Après trois mois de travaux, il n’était pas peu fier le Cantalien Michel Tafanel d’inaugurer son café Bonaparte tout nouveau, tout beau. Cette splendide affaire centenaire de Saint-Germain des Près qui a offert asile durant des décennies à des cohortes d’étudiants des Beaux-Arts est prête à affronter l’usure du temps.
La nouvelle décoration ne manque pas de charme ni de chaleur. Les boiseries sont si bien patinées qu’on leur donnerait deux siècles, les banquettes sont bien rembourrées et la lumière diffusée par les luminaires et des appliques est à la bonne température.
On est loin du simple relookage.
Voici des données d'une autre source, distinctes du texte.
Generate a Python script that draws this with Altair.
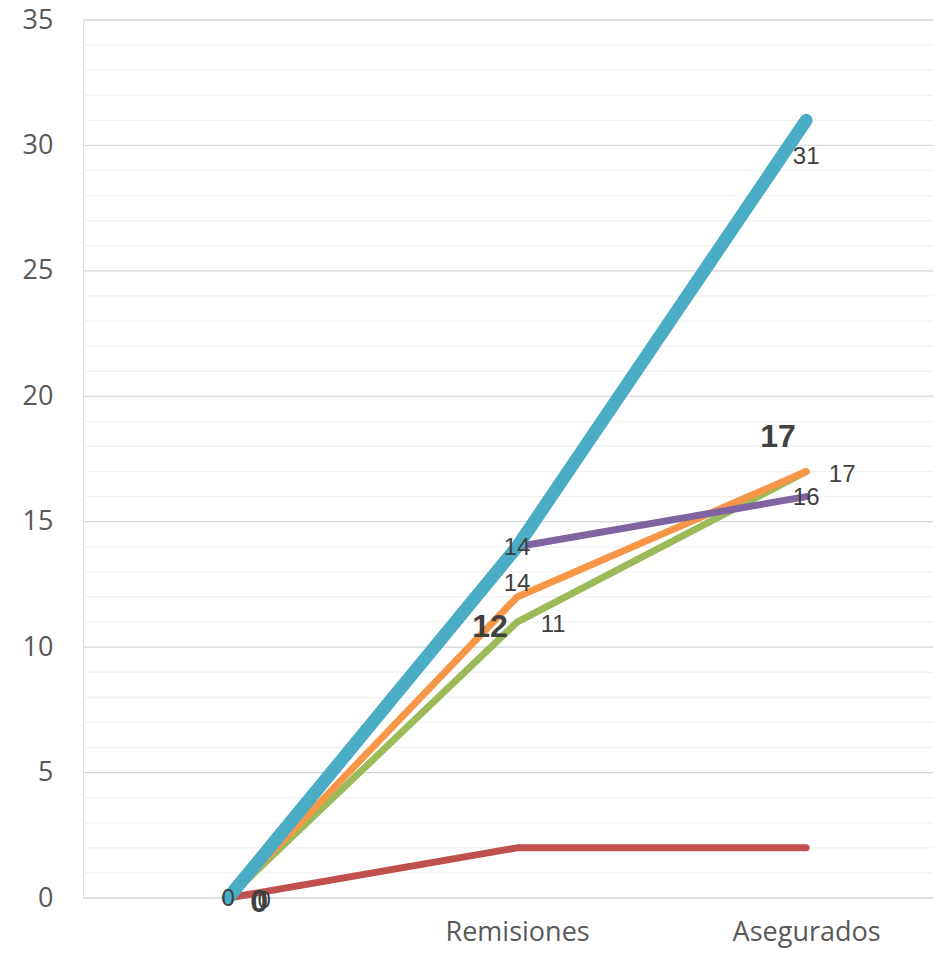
import altair as alt
import pandas as pd

categories = ["", "Remisiones", "Asegurados"]
series_names = ["Rojo", "Verde", "Naranja", "Morado", "Azul"]
red = [0, 2, 2]
green = [0, 11, 17]
orange = [0, 12, 17]
purple = [0, 14, 16]
blue = [0, 14, 31]
colors = ["#C0504D", "#9BBB59", "#F79646", "#8064A2", "#4BACC6"]
y_major = [0, 5, 10, 15, 20, 25, 30, 35]
y_minor = list(range(0, 36))

vals = [red, green, orange, purple, blue]
rows = []
for o, (name, v) in enumerate(zip(series_names, vals)):
    for i, val in enumerate(v):
        rows.append({"serie": name, "i": i, "valor": val, "orden": o})
df = pd.DataFrame(rows)

W, H = 850, 878
xscale = alt.Scale(domain=[-0.502, 2.439], nice=False, zero=False)
yscale = alt.Scale(domain=[0, 35], nice=False)
cscale = alt.Scale(domain=series_names, range=colors)

label_expr = ("datum.value == 1 ? '" + categories[1] + "' : datum.value == 2 ? '"
              + categories[2] + "' : ''")

yaxis = alt.Axis(values=y_major, title=None, domain=False, ticks=False, grid=False,
                 labelFontSize=27, labelColor="#595959", labelFont="Open Sans",
                 labelPadding=30)
xaxis = alt.Axis(values=[0, 1, 2], labelExpr=label_expr, title=None, domain=False,
                 ticks=False, grid=False, labelFontSize=27, labelColor="#595959",
                 labelFont="Open Sans", labelPadding=42, labelBaseline="alphabetic")

X = lambda: alt.X("i:Q", scale=xscale, axis=xaxis)
Y = lambda f: alt.Y(f, scale=yscale, axis=yaxis)

grid_minor = alt.Chart(pd.DataFrame({"v": y_minor})).mark_rule(
    color="#F2F2F2", strokeWidth=1.3
).encode(y=Y("v:Q"))

grid_major = alt.Chart(pd.DataFrame({"v": y_major})).mark_rule(
    color="#D9D9D9", strokeWidth=1.3
).encode(y=Y("v:Q"))

def line(name, width):
    return alt.Chart(df[df.serie == name]).mark_line(
        strokeWidth=width, strokeCap="round", strokeJoin="round"
    ).encode(
        x=X(),
        y=Y("valor:Q"),
        color=alt.Color("serie:N", scale=cscale, legend=None),
    )

lines = [line("Rojo", 7), line("Verde", 7), line("Naranja", 7), line("Morado", 7), line("Azul", 13)]

def labels(name, idx, dx=0, dy=0, size=24, bold=False):
    d = df[(df.serie == name) & (df.i.isin(idx))]
    return alt.Chart(d).mark_text(
        dx=dx, dy=dy, fontSize=size, fontWeight="bold" if bold else "normal",
        color="#404040", font="Liberation Sans", baseline="middle", align="center"
    ).encode(
        x=X(),
        y=Y("valor:Q"),
        text=alt.Text("valor:Q"),
    )

texts = [
    labels("Morado", [0, 1, 2], dy=1),
    labels("Azul", [1, 2], dy=37),
    labels("Verde", [0, 1, 2], dx=36, dy=3),
    labels("Naranja", [0], dx=31, dy=4, size=32, bold=True),
    labels("Naranja", [1], dx=-27, dy=30, size=32, bold=True),
    labels("Naranja", [2], dx=-28, dy=-35, size=32, bold=True),
]

chart = alt.layer(grid_minor, grid_major, *lines, *texts).properties(
    width=W, height=H,
    padding={"left": 75, "top": 12, "right": 0, "bottom": 50},
    autosize=alt.AutoSizeParams(type="none"),
).configure_view(strokeWidth=0, stroke="transparent").configure(background="white")

chart.save("out.html", embed_options={"renderer": "svg", "actions": False})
La rénovation en profondeur signée Lafond a permis de gagner une trentaine de mètres carrés. Autrefois souterraine, la cuisine a été remontée au rez-de-chaussée, le long comptoir parallèle à la terrasse a été déplacé, et les toilettes descendues en sous-sol. Plus modernes, elles ne rebuteront plus les clientes Japonaises sensibles. D’autant qu’on y accède si l’on veut par un ascenseur de bois et de verre, un investissement de 150 000 € qui assure l’accès aux handicapés.
Cet ascenseur promet de devenir une des attractions du Bonaparte. On appuie sur le bouton et hop apparaît au travers des parois de verre Napoléon et… Marie-Louise. Badaboum ! Un anachronisme pour ceux qui aiment Bonaparte le général révolutionnaire -le héros d’Arcole et d’Egypte- et détestent Napoléon le tyran. Et pourquoi faire apparaître la petite nièce de Marie-Antoinette et non Joséphine, l’épouse légitime de Bonaparte ? Est-ce pour la punir de ses infidélités qu’elle se trouve rejetée aux oubliettes de l’histoire dans le café qui porte le nom de son mari. Les Bonapartistes et les officiers grincheux risquent de tousser devant un empereur qui porte à droite ses décorations et sa cocarde…Mais pour Richard Lafond, le décorateur, il n’était pas question de perdre l’identité de ce café germanopratin en tombant dans le style Empire. Il a donc enterré l’Empire.